Turis Inggris berkunjung ke sebuah kafe bagus, nyaman, dan murah di kawasan wisata populer Australia. Tapi tak sadar kafe itu dikelola sekte sesat.

Turis Inggris itu Tom Hammond. Awalnya, dia hanya ingin mencari sarapan enak dan murah saat mampir ke Kota Katoomba di kawasan Blue Mountains. Pilihannya jatuh pada The Yellow Deli Cafe, tempat yang terlihat nyaman dan ramai dibicarakan di TikTok, tapi apa yang ia temukan kemudian membuatnya berpikir dua kali.

“Tempatnya kelihatan seperti di Cotswolds, Inggris. Saya duduk di dekat perapian, suasananya hangat dan tenang, tapi entah kenapa terasa agak aneh,” kata Tom dikutip dari Express, Senin (12/5/2025).

Dia begitu menikmati suasana kafe yang unik, desainnya seperti rumah kayu di negeri dongeng, dan harga makanan dan minuman bersahabat di kantong.

Lama-lama, Tom curiga dengan sikap para staf. Mereka kurang ramah.

Setelah mencari tahu lebih lanjut, Tom baru menyadari bahwa kafe itu ternyata dijalankan oleh komunitas keagamaan bernama The Twelve Tribes. Mereka bukan kelompok biasa, melainkan erat dengan berbagai tuduhan yang tidak biasa, mulai dari gaya hidup otoriter, mempekerjakan anak-anak, sampai hal-hal yang dianggap mengganggu.

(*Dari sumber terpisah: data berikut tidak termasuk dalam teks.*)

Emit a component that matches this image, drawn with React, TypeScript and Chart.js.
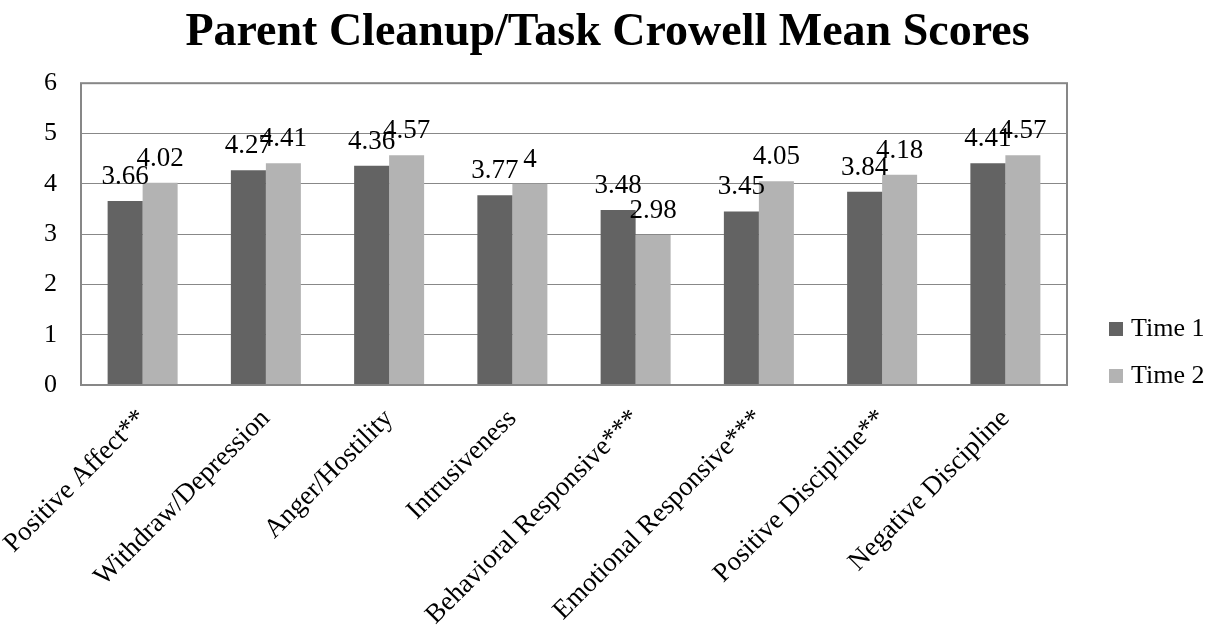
import React, { useEffect, useRef } from "react";
import { Chart, registerables } from "chart.js";

Chart.register(...registerables);

const categories = [
  "Positive Affect**",
  "Withdraw/Depression",
  "Anger/Hostility",
  "Intrusiveness",
  "Behavioral Responsive***",
  "Emotional Responsive***",
  "Positive Discipline**",
  "Negative Discipline",
];
const time1 = [3.66, 4.27, 4.36, 3.77, 3.48, 3.45, 3.84, 4.41];
const time2 = [4.02, 4.41, 4.57, 4, 2.98, 4.05, 4.18, 4.57];
const seriesNames = ["Time 1", "Time 2"];
const seriesColors = ["#636363", "#b3b3b3"];
const yTicks = [0, 1, 2, 3, 4, 5, 6];

const FONT = "'Liberation Serif', 'DejaVu Serif', serif";

const framePlugin = {
  id: "frame",
  afterDatasetsDraw(chart: any) {
    const { ctx, chartArea } = chart;
    ctx.save();
    ctx.strokeStyle = "#878787";
    ctx.lineWidth = 2;
    ctx.strokeRect(chartArea.left, chartArea.top, chartArea.right - chartArea.left, chartArea.bottom - chartArea.top);
    ctx.restore();
  },
};

const valueLabelPlugin = {
  id: "valueLabels",
  afterDatasetsDraw(chart: any) {
    const { ctx } = chart;
    ctx.save();
    ctx.font = `27px ${FONT}`;
    ctx.fillStyle = "#000";
    ctx.textAlign = "center";
    ctx.textBaseline = "alphabetic";
    chart.data.datasets.forEach((ds: any, di: number) => {
      const meta = chart.getDatasetMeta(di);
      meta.data.forEach((el: any, i: number) => {
        ctx.fillText(String(ds.data[i]), el.x, el.y - 17);
      });
    });
    ctx.restore();
  },
};

const legendPlugin = {
  id: "customLegend",
  afterDraw(chart: any) {
    const { ctx, chartArea } = chart;
    ctx.save();
    ctx.font = `26px ${FONT}`;
    ctx.textAlign = "left";
    ctx.textBaseline = "alphabetic";
    const baselines = [chartArea.bottom - 49, chartArea.bottom - 2];
    seriesNames.forEach((name, i) => {
      const by = baselines[i];
      ctx.fillStyle = seriesColors[i];
      ctx.fillRect(chartArea.right + 42, by - 14, 14, 14);
      ctx.fillStyle = "#000";
      ctx.fillText(name, chartArea.right + 64, by);
    });
    ctx.restore();
  },
};

export default function App() {
  const canvasRef = useRef<HTMLCanvasElement | null>(null);

  useEffect(() => {
    document.body.style.margin = "0";
    const canvas = canvasRef.current;
    if (!canvas) return;
    const chart = new Chart(canvas, {
      type: "bar",
      data: {
        labels: categories,
        datasets: [
          { label: seriesNames[0], data: time1, backgroundColor: seriesColors[0], yAxisID: "y" },
          { label: seriesNames[1], data: time2, backgroundColor: seriesColors[1], yAxisID: "y" },
        ],
      },
      options: {
        animation: false,
        responsive: true,
        maintainAspectRatio: false,
        categoryPercentage: 0.568,
        barPercentage: 1,
        layout: { padding: 0 },
        plugins: {
          legend: { display: false },
          tooltip: { enabled: false },
          title: {
            display: true,
            text: "Parent Cleanup/Task Crowell Mean Scores",
            color: "#000",
            font: { family: FONT, size: 46, weight: "bold" },
            padding: { top: 6, bottom: 22 },
          },
        },
        scales: {
          x: {
            grid: { display: false },
            border: { display: false },
            ticks: {
              color: "#000",
              font: { family: FONT, size: 27 },
              minRotation: 45,
              maxRotation: 45,
              autoSkip: false,
              padding: 10,
            },
            afterFit(scale: any) {
              scale.height = 243;
              scale.paddingLeft = 0;
              scale.paddingRight = 0;
            },
          },
          y: {
            position: "left",
            min: 0,
            max: 6,
            grid: { color: "#888888", lineWidth: 1, drawTicks: false },
            border: { display: false },
            ticks: {
              color: "#000",
              font: { family: FONT, size: 26 },
              stepSize: 1,
              padding: 24,
              callback: (v: any) => (yTicks.includes(Number(v)) ? String(v) : ""),
            },
            afterFit(scale: any) {
              scale.width = 81;
            },
          },
          yR: {
            position: "right",
            min: 0,
            max: 6,
            grid: { display: false },
            border: { display: false },
            ticks: { display: false },
            afterFit(scale: any) {
              scale.width = 148;
            },
          },
        },
      },
      plugins: [framePlugin, valueLabelPlugin, legendPlugin],
    });
    return () => chart.destroy();
  }, []);

  return (
    <div style={{ width: "1215px", height: "628px", position: "relative" }}>
      <canvas ref={canvasRef} />
    </div>
  );
}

Kelompok tersebut berasal dari Amerika dan mulai menyebar ke Australia sejak 1990-an. Meski sering dibicarakan negatif, para pemimpinnya selalu membantah, dan menyebut tuduhan itu isapan jempol belaka.

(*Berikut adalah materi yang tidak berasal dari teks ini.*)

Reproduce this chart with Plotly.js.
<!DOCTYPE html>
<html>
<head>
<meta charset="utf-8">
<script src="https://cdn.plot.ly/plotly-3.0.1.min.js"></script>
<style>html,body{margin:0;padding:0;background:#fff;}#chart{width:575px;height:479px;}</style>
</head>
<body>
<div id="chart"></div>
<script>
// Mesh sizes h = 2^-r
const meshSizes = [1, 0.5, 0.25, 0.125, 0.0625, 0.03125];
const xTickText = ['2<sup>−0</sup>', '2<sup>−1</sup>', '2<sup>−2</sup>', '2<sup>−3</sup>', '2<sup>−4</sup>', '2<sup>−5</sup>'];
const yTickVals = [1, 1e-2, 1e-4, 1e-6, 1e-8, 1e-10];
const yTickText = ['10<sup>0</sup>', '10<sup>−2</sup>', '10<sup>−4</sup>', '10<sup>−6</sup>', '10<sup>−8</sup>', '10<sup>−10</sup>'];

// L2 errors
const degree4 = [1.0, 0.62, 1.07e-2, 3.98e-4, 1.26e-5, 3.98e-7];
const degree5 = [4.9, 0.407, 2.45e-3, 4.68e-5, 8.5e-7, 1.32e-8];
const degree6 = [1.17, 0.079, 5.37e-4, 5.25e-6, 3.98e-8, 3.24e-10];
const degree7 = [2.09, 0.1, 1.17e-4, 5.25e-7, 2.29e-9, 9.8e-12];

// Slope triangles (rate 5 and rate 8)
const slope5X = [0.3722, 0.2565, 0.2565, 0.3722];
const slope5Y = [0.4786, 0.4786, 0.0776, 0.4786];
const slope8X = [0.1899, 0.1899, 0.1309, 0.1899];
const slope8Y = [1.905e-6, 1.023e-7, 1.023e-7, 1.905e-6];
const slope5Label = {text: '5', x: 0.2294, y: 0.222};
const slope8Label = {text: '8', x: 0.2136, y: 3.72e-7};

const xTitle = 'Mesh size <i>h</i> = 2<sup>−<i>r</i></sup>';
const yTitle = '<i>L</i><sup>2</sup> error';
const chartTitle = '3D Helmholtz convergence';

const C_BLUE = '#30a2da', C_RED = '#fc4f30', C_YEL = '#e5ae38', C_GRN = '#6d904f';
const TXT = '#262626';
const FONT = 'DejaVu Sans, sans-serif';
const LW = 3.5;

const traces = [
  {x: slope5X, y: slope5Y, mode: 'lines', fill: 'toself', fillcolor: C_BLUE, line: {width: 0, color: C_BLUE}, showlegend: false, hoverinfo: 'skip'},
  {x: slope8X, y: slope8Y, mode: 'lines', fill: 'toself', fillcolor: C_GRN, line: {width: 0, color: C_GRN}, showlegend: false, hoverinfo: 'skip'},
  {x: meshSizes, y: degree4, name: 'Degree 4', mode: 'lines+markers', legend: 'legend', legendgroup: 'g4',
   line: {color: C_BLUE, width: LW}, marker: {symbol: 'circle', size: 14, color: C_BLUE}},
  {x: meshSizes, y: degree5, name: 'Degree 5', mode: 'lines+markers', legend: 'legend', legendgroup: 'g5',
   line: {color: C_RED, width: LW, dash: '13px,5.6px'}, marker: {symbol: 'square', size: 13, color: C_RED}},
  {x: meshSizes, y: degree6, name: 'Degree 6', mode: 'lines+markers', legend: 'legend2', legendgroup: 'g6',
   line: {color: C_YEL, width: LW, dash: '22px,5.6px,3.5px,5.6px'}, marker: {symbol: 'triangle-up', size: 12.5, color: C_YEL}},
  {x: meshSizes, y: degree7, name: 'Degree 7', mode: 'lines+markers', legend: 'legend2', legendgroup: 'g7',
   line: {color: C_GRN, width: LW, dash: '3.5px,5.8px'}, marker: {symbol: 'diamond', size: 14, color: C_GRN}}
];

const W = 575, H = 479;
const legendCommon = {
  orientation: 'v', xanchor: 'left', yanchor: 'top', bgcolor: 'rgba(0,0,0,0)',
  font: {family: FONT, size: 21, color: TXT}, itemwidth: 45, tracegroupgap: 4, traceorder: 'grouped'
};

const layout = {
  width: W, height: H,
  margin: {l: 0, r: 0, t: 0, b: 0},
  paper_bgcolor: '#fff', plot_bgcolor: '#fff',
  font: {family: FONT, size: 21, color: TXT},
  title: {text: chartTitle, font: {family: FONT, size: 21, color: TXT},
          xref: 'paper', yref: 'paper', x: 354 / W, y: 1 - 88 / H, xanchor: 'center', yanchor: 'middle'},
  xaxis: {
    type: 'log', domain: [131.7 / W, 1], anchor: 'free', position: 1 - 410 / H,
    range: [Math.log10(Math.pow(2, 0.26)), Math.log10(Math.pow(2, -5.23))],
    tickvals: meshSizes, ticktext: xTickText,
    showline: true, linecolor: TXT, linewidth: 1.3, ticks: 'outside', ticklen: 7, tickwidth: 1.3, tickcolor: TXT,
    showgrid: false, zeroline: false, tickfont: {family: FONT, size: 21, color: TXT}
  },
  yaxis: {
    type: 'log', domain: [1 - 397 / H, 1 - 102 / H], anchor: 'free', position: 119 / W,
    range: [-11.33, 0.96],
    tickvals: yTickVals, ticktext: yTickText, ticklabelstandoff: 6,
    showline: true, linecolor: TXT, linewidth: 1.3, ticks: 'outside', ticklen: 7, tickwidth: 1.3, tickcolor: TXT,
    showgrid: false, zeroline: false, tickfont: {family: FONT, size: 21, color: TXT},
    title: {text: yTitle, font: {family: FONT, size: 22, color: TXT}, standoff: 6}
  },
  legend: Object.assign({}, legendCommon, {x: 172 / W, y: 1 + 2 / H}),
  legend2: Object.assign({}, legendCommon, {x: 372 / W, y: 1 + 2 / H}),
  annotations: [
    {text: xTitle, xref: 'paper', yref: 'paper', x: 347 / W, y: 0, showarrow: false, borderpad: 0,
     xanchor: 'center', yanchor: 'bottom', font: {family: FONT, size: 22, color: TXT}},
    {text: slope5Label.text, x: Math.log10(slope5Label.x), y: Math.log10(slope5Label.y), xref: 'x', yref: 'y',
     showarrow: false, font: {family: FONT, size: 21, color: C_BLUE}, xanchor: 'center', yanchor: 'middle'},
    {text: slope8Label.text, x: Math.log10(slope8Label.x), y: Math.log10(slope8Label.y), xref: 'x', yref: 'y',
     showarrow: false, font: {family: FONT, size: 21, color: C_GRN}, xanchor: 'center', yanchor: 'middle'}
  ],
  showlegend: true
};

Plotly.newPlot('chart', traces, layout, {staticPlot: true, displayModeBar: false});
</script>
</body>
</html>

Saat makan, Tom sebenarnya menikmati wafel dan telurnya yang rasanya begitu enak. Tapi semuanya berubah ketika ia berbincang dengan warga lokal malam harinya setelah mendaki.

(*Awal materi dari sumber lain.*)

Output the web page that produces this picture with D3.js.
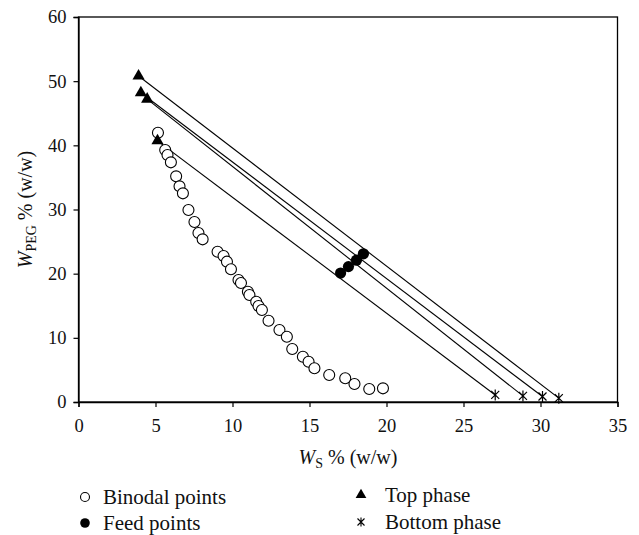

“Saya makan di restoran lain, lalu seseorang tanya, ‘Kenapa kamu makan di sana?’ Terus mereka mulai cerita soal siapa yang punya kafe itu,” ujarnya.

Ternyata, kafe yang kelihatan nyaman itu dikelola oleh anggota Twelve Tribes yang tinggal di Balmoral House dan sebuah lahan pertanian di daerah pedesaan barat daya Sydney. Komunitas itu menjalankan kafe secara diam-diam dan bisa menjual makanan dengan harga murah karena memanfaatkan tenaga dari dalam kelompok yang bekerja tanpa dibayar.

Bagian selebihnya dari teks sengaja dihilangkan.